What you will do:
Scan the material and copy every line in which "matplotlib" appears.

Available data:
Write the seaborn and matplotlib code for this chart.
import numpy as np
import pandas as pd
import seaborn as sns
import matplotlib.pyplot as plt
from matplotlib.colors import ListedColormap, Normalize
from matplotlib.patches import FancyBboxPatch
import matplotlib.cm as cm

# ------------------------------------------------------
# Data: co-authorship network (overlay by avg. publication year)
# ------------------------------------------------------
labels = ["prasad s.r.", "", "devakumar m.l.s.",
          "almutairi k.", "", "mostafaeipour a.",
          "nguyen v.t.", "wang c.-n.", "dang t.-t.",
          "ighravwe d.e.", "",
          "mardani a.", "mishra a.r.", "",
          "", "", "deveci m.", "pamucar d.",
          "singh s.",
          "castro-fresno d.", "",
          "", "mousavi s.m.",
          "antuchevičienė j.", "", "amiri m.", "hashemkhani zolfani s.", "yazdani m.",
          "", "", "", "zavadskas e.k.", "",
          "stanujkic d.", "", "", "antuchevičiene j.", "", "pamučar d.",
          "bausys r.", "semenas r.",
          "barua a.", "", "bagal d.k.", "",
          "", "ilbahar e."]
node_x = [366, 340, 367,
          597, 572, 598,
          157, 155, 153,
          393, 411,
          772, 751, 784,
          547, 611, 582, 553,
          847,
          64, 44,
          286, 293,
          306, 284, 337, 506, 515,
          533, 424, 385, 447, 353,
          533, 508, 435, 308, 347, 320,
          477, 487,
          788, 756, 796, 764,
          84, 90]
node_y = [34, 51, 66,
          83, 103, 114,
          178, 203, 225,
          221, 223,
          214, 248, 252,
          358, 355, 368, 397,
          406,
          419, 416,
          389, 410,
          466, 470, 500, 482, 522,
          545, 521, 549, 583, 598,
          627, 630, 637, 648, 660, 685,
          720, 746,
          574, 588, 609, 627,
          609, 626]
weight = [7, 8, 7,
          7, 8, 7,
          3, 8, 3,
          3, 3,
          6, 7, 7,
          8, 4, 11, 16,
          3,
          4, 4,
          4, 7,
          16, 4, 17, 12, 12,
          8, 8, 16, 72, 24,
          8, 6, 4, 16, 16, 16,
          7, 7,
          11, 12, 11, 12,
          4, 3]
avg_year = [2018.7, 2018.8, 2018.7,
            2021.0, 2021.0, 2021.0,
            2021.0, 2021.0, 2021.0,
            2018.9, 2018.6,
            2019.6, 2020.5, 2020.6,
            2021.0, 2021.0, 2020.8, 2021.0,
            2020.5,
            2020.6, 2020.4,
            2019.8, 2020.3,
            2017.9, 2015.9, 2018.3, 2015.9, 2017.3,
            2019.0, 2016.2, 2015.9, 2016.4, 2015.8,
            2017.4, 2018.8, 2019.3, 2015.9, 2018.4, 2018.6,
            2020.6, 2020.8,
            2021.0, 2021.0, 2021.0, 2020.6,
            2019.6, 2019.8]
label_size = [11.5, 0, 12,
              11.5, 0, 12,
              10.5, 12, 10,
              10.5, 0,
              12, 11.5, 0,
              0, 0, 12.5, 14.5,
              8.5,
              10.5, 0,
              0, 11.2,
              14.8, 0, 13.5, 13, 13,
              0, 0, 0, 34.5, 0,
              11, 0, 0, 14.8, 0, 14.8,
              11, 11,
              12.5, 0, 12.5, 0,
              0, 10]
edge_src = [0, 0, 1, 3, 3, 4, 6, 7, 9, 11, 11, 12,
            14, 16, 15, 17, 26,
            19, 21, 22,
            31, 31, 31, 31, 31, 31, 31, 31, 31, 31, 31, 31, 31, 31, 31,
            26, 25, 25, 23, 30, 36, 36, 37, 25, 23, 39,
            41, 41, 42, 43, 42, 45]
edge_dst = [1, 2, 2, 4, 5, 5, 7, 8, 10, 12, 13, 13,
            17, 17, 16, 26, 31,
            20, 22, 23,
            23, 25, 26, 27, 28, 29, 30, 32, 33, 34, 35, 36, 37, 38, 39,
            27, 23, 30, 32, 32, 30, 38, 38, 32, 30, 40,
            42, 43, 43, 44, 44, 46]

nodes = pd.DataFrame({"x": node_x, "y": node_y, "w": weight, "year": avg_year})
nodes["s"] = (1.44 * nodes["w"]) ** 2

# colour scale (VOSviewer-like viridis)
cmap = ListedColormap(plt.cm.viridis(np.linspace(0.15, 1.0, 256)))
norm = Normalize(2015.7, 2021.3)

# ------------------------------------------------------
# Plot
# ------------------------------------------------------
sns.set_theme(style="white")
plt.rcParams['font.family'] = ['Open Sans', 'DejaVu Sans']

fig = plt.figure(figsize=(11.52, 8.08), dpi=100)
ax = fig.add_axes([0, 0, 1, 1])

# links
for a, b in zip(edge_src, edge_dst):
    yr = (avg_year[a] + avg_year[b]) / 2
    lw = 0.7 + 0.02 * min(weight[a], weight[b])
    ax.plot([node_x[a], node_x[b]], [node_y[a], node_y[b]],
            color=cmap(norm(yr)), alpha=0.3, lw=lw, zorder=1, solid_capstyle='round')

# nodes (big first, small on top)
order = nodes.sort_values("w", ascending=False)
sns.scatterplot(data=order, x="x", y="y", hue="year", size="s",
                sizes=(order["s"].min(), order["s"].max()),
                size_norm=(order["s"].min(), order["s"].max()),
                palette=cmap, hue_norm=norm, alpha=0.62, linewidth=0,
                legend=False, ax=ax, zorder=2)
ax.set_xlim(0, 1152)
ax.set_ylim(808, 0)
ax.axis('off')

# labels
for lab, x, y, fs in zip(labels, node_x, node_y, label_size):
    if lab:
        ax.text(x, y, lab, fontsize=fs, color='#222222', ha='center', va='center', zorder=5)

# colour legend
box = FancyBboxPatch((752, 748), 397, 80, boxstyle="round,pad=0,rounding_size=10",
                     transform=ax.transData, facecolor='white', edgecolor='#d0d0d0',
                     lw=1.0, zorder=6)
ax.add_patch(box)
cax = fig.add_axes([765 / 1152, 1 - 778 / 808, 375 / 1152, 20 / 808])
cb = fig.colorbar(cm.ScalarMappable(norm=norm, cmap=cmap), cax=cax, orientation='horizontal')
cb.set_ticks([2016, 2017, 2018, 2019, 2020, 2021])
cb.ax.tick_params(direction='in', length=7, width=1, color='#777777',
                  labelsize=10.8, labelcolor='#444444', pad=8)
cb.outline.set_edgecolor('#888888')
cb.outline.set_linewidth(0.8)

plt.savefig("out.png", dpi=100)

Worked answer:
Write the seaborn and matplotlib code for this chart.
import matplotlib.pyplot as plt
from matplotlib.colors import ListedColormap, Normalize
from matplotlib.patches import FancyBboxPatch
import matplotlib.cm as cm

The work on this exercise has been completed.